The village hired Albany attorney Lewis B. Oliver Jr. to pursue a lawsuit seeking money or written assurances the village will be made whole when Beech-Nut baby food making operations leaves in 2010, officials said Monday.
Village officials heard several comments and fielded a host of questions during public comment at the outset of a special meeting attended by more than 30 people.
Many of them decried the village’s intent to sue as a means of protecting the village’s interests.
“Your actions risk irrevocable damage to Canajoharie’s reputation as a progressive ‘can-do’ community, and creates a new one as an obstructionist, litigious municipality,” said Fred Miller, executive director of the Mohawk Valley Heritage Corridor Commission, which has been working to bring grant money in to renovate the historic village.
“Please reconsider your pursuit of an action that may provide some measure of short-term relief at the risk of permanent damage,” Miller said.
Village officials are concerned with the loss of revenue imminent at the departure of the baby food manufacturer, which is building a new factory in Montgomery County’s Florida Business Park.
When the company leaves and takes 350 jobs with it, Trustee Jeffrey Baker said, the village risks assuming $3.6 million in debt for upgrades to the sewer and water infrastructure and the loss of $2 million in revenue in addition to school and municipal property taxes.
Baker said he and other village officials met with representatives from the state’s Empire State Development agency last week but received only oral assurances the village would be kept in mind as the Beech-Nut Nutrition Corp. project progresses.
“It’s all been verbal, nothing in writing,” Baker said.
State and local officials put more than $100 million in tax breaks, incentives and grants toward the project.
Officials in the village say there are laws that prohibit using public money to take jobs from one economically depressed area and bring them to another, a claim at least one person in attendance Monday said appears sound.
“My feeling is that what they have discovered is a legitimate legal issue to pursue,” said Alice Smith Duncan.
Others at the meeting said they feared the village’s lawsuit will cut it off from future state and local assistance. “We’re going to be here, alone out on a limb while cutting the limb off,” said Aimie Plank Wockenfuss.

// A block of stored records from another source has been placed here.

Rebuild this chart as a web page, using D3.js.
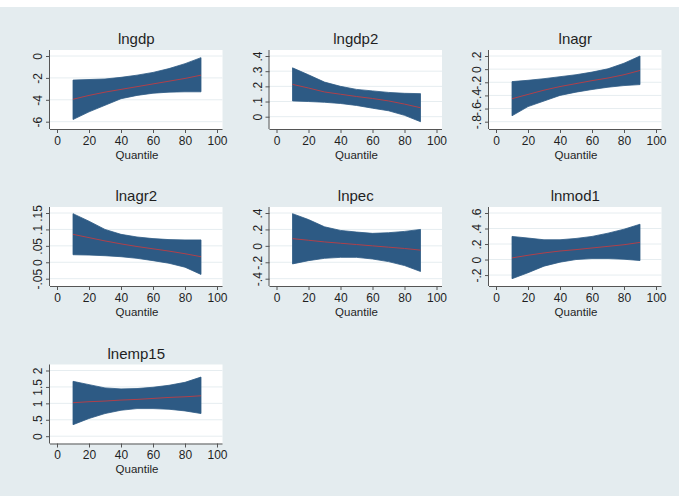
<!DOCTYPE html>
<html>
<head>
<meta charset="utf-8">
<script src="https://cdn.jsdelivr.net/npm/d3@7"></script>
<style>
  html, body { margin: 0; padding: 0; background: #ffffff; }
  svg { display: block; font-family: "Liberation Sans", Arial, sans-serif; }
</style>
</head>
<body>
<svg id="chart" width="679" height="496"></svg>
<script>
// Quantile regression coefficients with 95% confidence bands, by quantile
const quantiles = [10, 20, 30, 40, 50, 60, 70, 80, 90];
const xTicks = [0, 20, 40, 60, 80, 100];
const xTitle = "Quantile";

const lngdpCoef = [-3.95, -3.6, -3.3, -3.05, -2.8, -2.55, -2.3, -2.05, -1.75];
const lngdpLo   = [-5.8, -5.1, -4.5, -3.9, -3.6, -3.4, -3.3, -3.27, -3.27];
const lngdpHi   = [-2.2, -2.15, -2.1, -1.95, -1.75, -1.5, -1.15, -0.7, -0.15];
const lngdpTicks = [-6, -4, -2, 0];

const lngdp2Coef = [0.213, 0.189, 0.163, 0.148, 0.133, 0.12, 0.104, 0.083, 0.059];
const lngdp2Lo   = [0.104, 0.1, 0.095, 0.087, 0.074, 0.056, 0.039, 0.009, -0.033];
const lngdp2Hi   = [0.322, 0.276, 0.228, 0.2, 0.18, 0.17, 0.16, 0.154, 0.152];
const lngdp2Ticks = [0, 0.1, 0.2, 0.3, 0.4];

const lnagrCoef = [-0.45, -0.385, -0.32, -0.265, -0.22, -0.175, -0.135, -0.085, -0.02];
const lnagrLo   = [-0.71, -0.57, -0.485, -0.4, -0.35, -0.31, -0.275, -0.25, -0.235];
const lnagrHi   = [-0.19, -0.17, -0.145, -0.115, -0.085, -0.045, 0.005, 0.09, 0.2];
const lnagrTicks = [-0.8, -0.6, -0.4, -0.2, 0, 0.2];

const lnagr2Coef = [0.085, 0.075, 0.065, 0.056, 0.048, 0.041, 0.034, 0.026, 0.017];
const lnagr2Lo   = [0.023, 0.022, 0.02, 0.017, 0.012, 0.005, -0.003, -0.015, -0.037];
const lnagr2Hi   = [0.148, 0.125, 0.1, 0.085, 0.077, 0.072, 0.069, 0.068, 0.068];
const lnagr2Ticks = [-0.05, 0, 0.05, 0.1, 0.15];

const lnpecCoef = [0.088, 0.068, 0.048, 0.032, 0.016, 0, -0.016, -0.032, -0.052];
const lnpecLo   = [-0.22, -0.18, -0.152, -0.14, -0.14, -0.16, -0.192, -0.24, -0.312];
const lnpecHi   = [0.392, 0.32, 0.232, 0.188, 0.168, 0.152, 0.16, 0.176, 0.2];
const lnpecTicks = [-0.4, -0.2, 0, 0.2, 0.4];

const lnmod1Coef = [0.021, 0.055, 0.085, 0.11, 0.128, 0.149, 0.17, 0.191, 0.221];
const lnmod1Lo   = [-0.247, -0.17, -0.085, -0.034, 0, 0.013, 0.013, 0.004, -0.013];
const lnmod1Hi   = [0.298, 0.277, 0.255, 0.255, 0.272, 0.298, 0.34, 0.391, 0.455];
const lnmod1Ticks = [-0.2, 0, 0.2, 0.4, 0.6];

const lnemp15Coef = [1.02, 1.05, 1.07, 1.1, 1.12, 1.15, 1.18, 1.2, 1.23];
const lnemp15Lo   = [0.35, 0.54, 0.69, 0.79, 0.84, 0.84, 0.82, 0.77, 0.69];
const lnemp15Hi   = [1.67, 1.57, 1.47, 1.44, 1.45, 1.49, 1.55, 1.64, 1.8];
const lnemp15Ticks = [0, 0.5, 1, 1.5, 2];

const panels = [
  { name: "lngdp",   coef: lngdpCoef,   lo: lngdpLo,   hi: lngdpHi,   ticks: lngdpTicks },
  { name: "lngdp2",  coef: lngdp2Coef,  lo: lngdp2Lo,  hi: lngdp2Hi,  ticks: lngdp2Ticks },
  { name: "lnagr",   coef: lnagrCoef,   lo: lnagrLo,   hi: lnagrHi,   ticks: lnagrTicks },
  { name: "lnagr2",  coef: lnagr2Coef,  lo: lnagr2Lo,  hi: lnagr2Hi,  ticks: lnagr2Ticks },
  { name: "lnpec",   coef: lnpecCoef,   lo: lnpecLo,   hi: lnpecHi,   ticks: lnpecTicks },
  { name: "lnmod1",  coef: lnmod1Coef,  lo: lnmod1Lo,  hi: lnmod1Hi,  ticks: lnmod1Ticks },
  { name: "lnemp15", coef: lnemp15Coef, lo: lnemp15Lo, hi: lnemp15Hi, ticks: lnemp15Ticks }
];

// Layout of the 3x3 grid of small multiples
const W = 679, H = 496;
const colX = [57, 276.5, 496];     // pixel of quantile 0 in each column
const rowTop = [50, 207, 364.5];   // top of plot region in each row
const xSpan = 160;                 // pixels from quantile 0 to 100
const boxH = 79;                   // plot region height
const padL = 7, padR = 5.5, padT = 6, padB = 7.3;

const bandFill = "#2d5a84";
const lineColor = "#b0404a";
const bgColor = "#e4ecef";
const gridColor = "#e6edf0";
const axisColor = "#555555";
const textColor = "#1f1f1f";

// Stata-style numbers: no leading zero (".2", "-.05")
const fmt = v => {
  let s = String(+v.toFixed(4));
  return s.replace(/^(-?)0\./, "$1.");
};

const svg = d3.select("#chart");

svg.append("rect")
  .attr("x", 0).attr("y", 7).attr("width", W).attr("height", H - 7)
  .attr("fill", bgColor);

panels.forEach((p, i) => {
  const col = i % 3, row = Math.floor(i / 3);
  const left = colX[col] - padL;
  const right = colX[col] + xSpan + padR;
  const top = rowTop[row];
  const bottom = top + boxH;

  const x = d3.scaleLinear().domain([0, 100]).range([colX[col], colX[col] + xSpan]);
  const yDom = d3.extent([...p.ticks, ...p.lo, ...p.hi]);
  const y = d3.scaleLinear().domain(yDom).range([bottom - padB, top + padT]);

  const g = svg.append("g");

  // plot region
  g.append("rect")
    .attr("x", left).attr("y", top)
    .attr("width", right - left).attr("height", bottom - top)
    .attr("fill", "#ffffff");

  // horizontal gridlines
  g.selectAll(".grid").data(p.ticks).join("line")
    .attr("x1", left).attr("x2", right)
    .attr("y1", d => y(d)).attr("y2", d => y(d))
    .attr("stroke", gridColor).attr("stroke-width", 1);

  const rows = quantiles.map((q, k) => ({ q, c: p.coef[k], lo: p.lo[k], hi: p.hi[k] }));

  // confidence band
  g.append("path")
    .datum(rows)
    .attr("d", d3.area().x(d => x(d.q)).y0(d => y(d.lo)).y1(d => y(d.hi)))
    .attr("fill", bandFill)
    .attr("stroke", bandFill)
    .attr("stroke-width", 0.8);

  // point estimate
  g.append("path")
    .datum(rows)
    .attr("d", d3.line().x(d => x(d.q)).y(d => y(d.c)))
    .attr("fill", "none")
    .attr("stroke", lineColor)
    .attr("stroke-width", 1);

  // x axis
  const xAxis = g.append("g")
    .attr("transform", `translate(0,${bottom})`)
    .call(d3.axisBottom(x).tickValues(xTicks).tickSize(4).tickPadding(3).tickSizeOuter(0));
  xAxis.select(".domain").attr("d", `M${left},0.5H${right}`);
  xAxis.selectAll("line").attr("stroke", axisColor);
  xAxis.select(".domain").attr("stroke", axisColor);
  xAxis.selectAll("text")
    .attr("fill", textColor)
    .style("font-size", "12px")
    .style("font-family", "'Liberation Sans', Arial, sans-serif");

  // y axis with rotated labels
  const yAxis = g.append("g")
    .attr("transform", `translate(${left},0)`)
    .call(d3.axisLeft(y).tickValues(p.ticks).tickFormat(fmt).tickSize(4).tickSizeOuter(0));
  yAxis.select(".domain").attr("d", `M-0.5,${top}V${bottom}`).attr("stroke", axisColor);
  yAxis.selectAll("line").attr("stroke", axisColor);
  yAxis.selectAll("text")
    .attr("x", null).attr("dy", null)
    .attr("text-anchor", "middle")
    .attr("transform", "translate(-8,0) rotate(-90)")
    .attr("fill", textColor)
    .style("font-size", "12px")
    .style("font-family", "'Liberation Sans', Arial, sans-serif");

  // axis title
  g.append("text")
    .attr("x", (colX[col] + colX[col] + xSpan) / 2)
    .attr("y", bottom + 29.5)
    .attr("text-anchor", "middle")
    .attr("fill", textColor)
    .style("font-size", "11.5px")
    .text(xTitle);

  // panel title
  g.append("text")
    .attr("x", (left + right) / 2)
    .attr("y", top - 6)
    .attr("text-anchor", "middle")
    .attr("fill", textColor)
    .style("font-size", "15px")
    .text(p.name);
});
</script>
</body>
</html>
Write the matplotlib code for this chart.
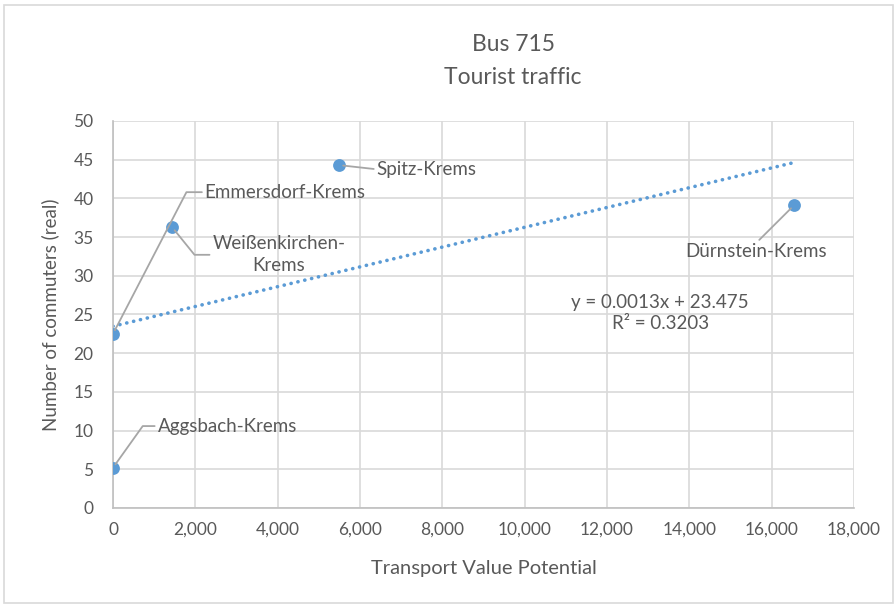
import numpy as np
import matplotlib
matplotlib.use("Agg")
import matplotlib.pyplot as plt
from matplotlib.patches import Rectangle

# Daten
routes = ["Emmersdorf-Krems", "Weißenkirchen-\nKrems", "Aggsbach-Krems", "Spitz-Krems", "Dürnstein-Krems"]
potential = [0, 1433, 0, 5490, 16541]
commuters = [22.5, 36.3, 5.2, 44.3, 39.1]

x_ticks = [0, 2000, 4000, 6000, 8000, 10000, 12000, 14000, 16000, 18000]
y_ticks = [0, 5, 10, 15, 20, 25, 30, 35, 40, 45, 50]

blue = "#5B9BD5"
grey = "#595959"
plt.rcParams['font.family'] = ['Lato', 'DejaVu Sans']

fig = plt.figure(figsize=(8.94, 6.08), dpi=100)
ax = fig.add_axes([0.1264, 0.1645, 0.8289, 0.6365])

# Rahmen um das Diagramm
fig.patches.append(Rectangle((0.005, 0.008), 0.994, 0.984, transform=fig.transFigure,
                             fill=False, edgecolor="#D9D9D9", linewidth=1.2))

ax.scatter(potential, commuters, s=85, color=blue, zorder=3, linewidths=0)

# lineare Trendlinie
k, d = np.polyfit(potential, commuters, 1)
xs = np.array([0, max(potential)])
ax.plot(xs, k * xs + d, color=blue, linestyle=(0, (0.05, 1.9)), linewidth=2.6,
        dash_capstyle='round', zorder=2)

# Beschriftungen mit Führungslinien
fs = 13.5
lead = dict(arrowstyle='-', color="#A6A6A6", linewidth=1.3, shrinkA=0, shrinkB=3)
ax.annotate(routes[0], (potential[0], commuters[0]), xytext=(66, 102), textcoords='offset points',
            ha='left', va='center', fontsize=fs, color=grey,
            arrowprops=dict(lead, relpos=(0, 0.5), connectionstyle="angle,angleA=0,angleB=62.6,rad=0"))
ax.annotate(routes[1], (potential[1], commuters[1]), xytext=(29, -20), textcoords='offset points',
            ha='left', va='center', multialignment='center', fontsize=fs, color=grey, linespacing=1.35,
            arrowprops=dict(lead, relpos=(0, 0.5), connectionstyle="angle,angleA=0,angleB=-51,rad=0"))
ax.annotate(routes[2], (potential[2], commuters[2]), xytext=(32, 30), textcoords='offset points',
            ha='left', va='center', fontsize=fs, color=grey,
            arrowprops=dict(lead, relpos=(0, 0.5), connectionstyle="angle,angleA=0,angleB=54.5,rad=0"))
ax.annotate(routes[3], (potential[3], commuters[3]), xytext=(27, -3), textcoords='offset points',
            ha='left', va='center', fontsize=fs, color=grey,
            arrowprops=dict(lead, relpos=(0, 0.5)))
ax.annotate(routes[4], (potential[4], commuters[4]), xytext=(-27, -33), textcoords='offset points',
            ha='center', va='center', fontsize=fs, color=grey,
            arrowprops=dict(lead, relpos=(0.5, 1.0)))

ax.text(13290, 25.2, "y = 0.0013x + 23.475\nR² = 0.3203", ha='center', va='center',
        fontsize=fs, color=grey, linespacing=1.3)

ax.set_xlim(0, 18000)
ax.set_ylim(0, 50)
ax.set_xticks(x_ticks)
ax.set_yticks(y_ticks)
ax.set_xticklabels([f"{v:,}" for v in x_ticks])
ax.tick_params(length=0, labelsize=12.5, labelcolor=grey, pad=10)
ax.tick_params(axis='y', pad=14)
ax.grid(True, color="#D9D9D9", linewidth=1.2)
ax.set_axisbelow(True)
for s in ["top", "right"]:
    ax.spines[s].set_visible(False)
for s in ["left", "bottom"]:
    ax.spines[s].set_color("#BFBFBF")
    ax.spines[s].set_linewidth(1.2)

ax.set_xlabel("Transport Value Potential", fontsize=14.5, color=grey, labelpad=16)
ax.set_ylabel("Number of commuters (real)", fontsize=13.5, color=grey, labelpad=10)
fig.text(0.574, 0.927, "Bus 715", ha='center', va='center', fontsize=16.5, color=grey)
fig.text(0.574, 0.873, "Tourist traffic", ha='center', va='center', fontsize=16.5, color=grey)

fig.savefig("out.png", dpi=100)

Amy Dievendorf said the Village Board’s decision to file a lawsuit represents a means for village officials to avoid questions.
“Filing a lawsuit is easy. You turn all the work over to an attorney and you can avoid talking about it because [it’s in litigation],” Dievendorf said.
Mayor Leigh Fuller told the group that pursuing a lawsuit is the only avenue left in the absence of any documented promise from officials that the village taxpayers won’t suffer in the name of economic development elsewhere.
“We are trying to do something. We’re trying to save Canajoharie,” Fuller said.